When the presentation comes to end, those in the room are divided up into groups and asked to come up with scenarios looking at how an ever more sophisticated interface between human beings and digital devices might affect how we live and work in 20 years’ time. After about half an hour, each of the teams gives its own presentation covering their thoughts and ideas.

As a TV game show host might say: “It’s all a bit of fun,” with most of the scenarios owing more than a little to Blade Runner and Black Mirror. But it is fun with a purpose. Launched two years ago but only now opening its doors to outsiders, Telefonica’s Alpha unit has been set up and positioned by the company as a European equivalent of the celebrated—but determinedly secretive—Google X skunk works facility in California. With its own governance structure, Alpha and its relatively small team of around 40 employees has a remit to stay abreast of the breakthroughs in science and technology that are continually emerging from university labs and science parks and consider how these developments could help to drive the disruptive business models of tomorrow. “We tell people to think high and dream bigger,” says Pablo Rodriguez, Alpha’s CEO.

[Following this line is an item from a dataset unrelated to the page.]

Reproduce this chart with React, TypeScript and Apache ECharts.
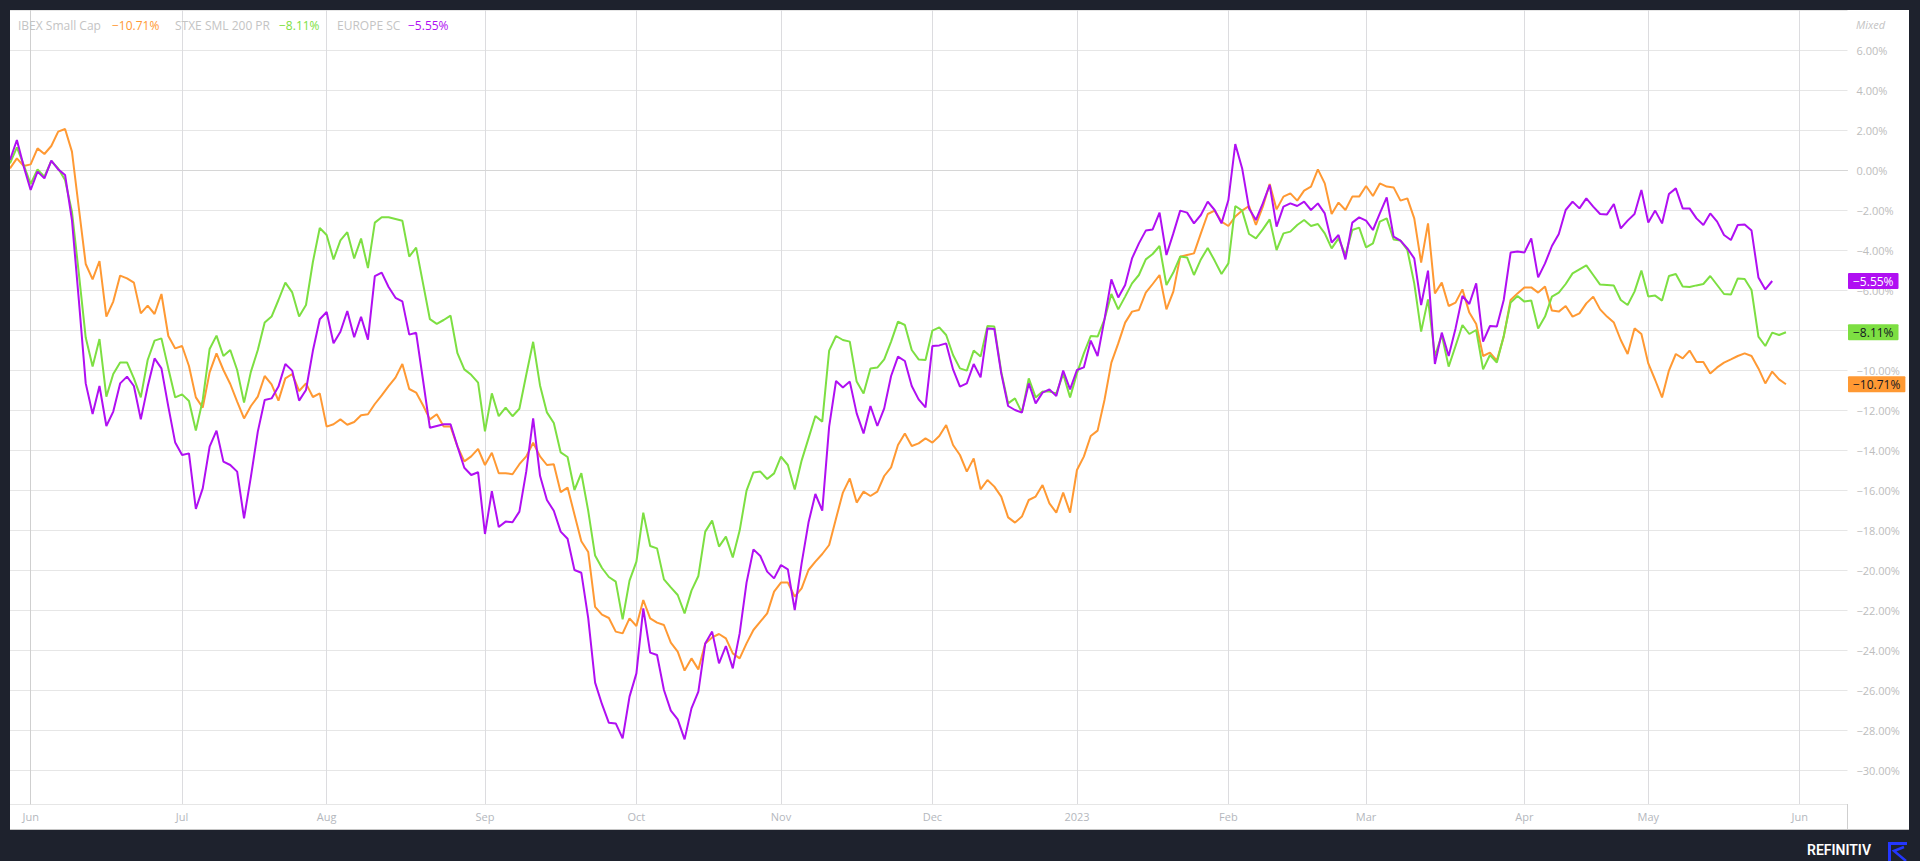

In that respect Alpha is an ideas factory. But as concepts are created and considered and honed into potential business plans, a select few—around one a year—will be given funding over a five to seven year drawing-board-to-market cycle. These will be Alpha’s moonshots and they are seen as crucial to Telefonica’s long-term plans to look beyond the present and tap into the profitable opportunities afforded by digital disruption. As Rodriguez adds: “Disruption produces 70% of growth.”

A new kind of R&D?

So what does that mean in practice? As the largest company listed on Spain’s stock exchange, Telefonica is the biggest player in the domestic telecom space, and is also a serious multinational telco. As a provider of broadband, mobile and landline services it is both an infrastructure provider and technology business. And like other big telecoms companies, it takes R&D seriously. Over the last ten years or so it has been working alone and with partners on technologies such as the internet of things, blockchain and data analytics. And as Rodriguez notes: “We were hiring data scientists long before it became common for companies to do so.”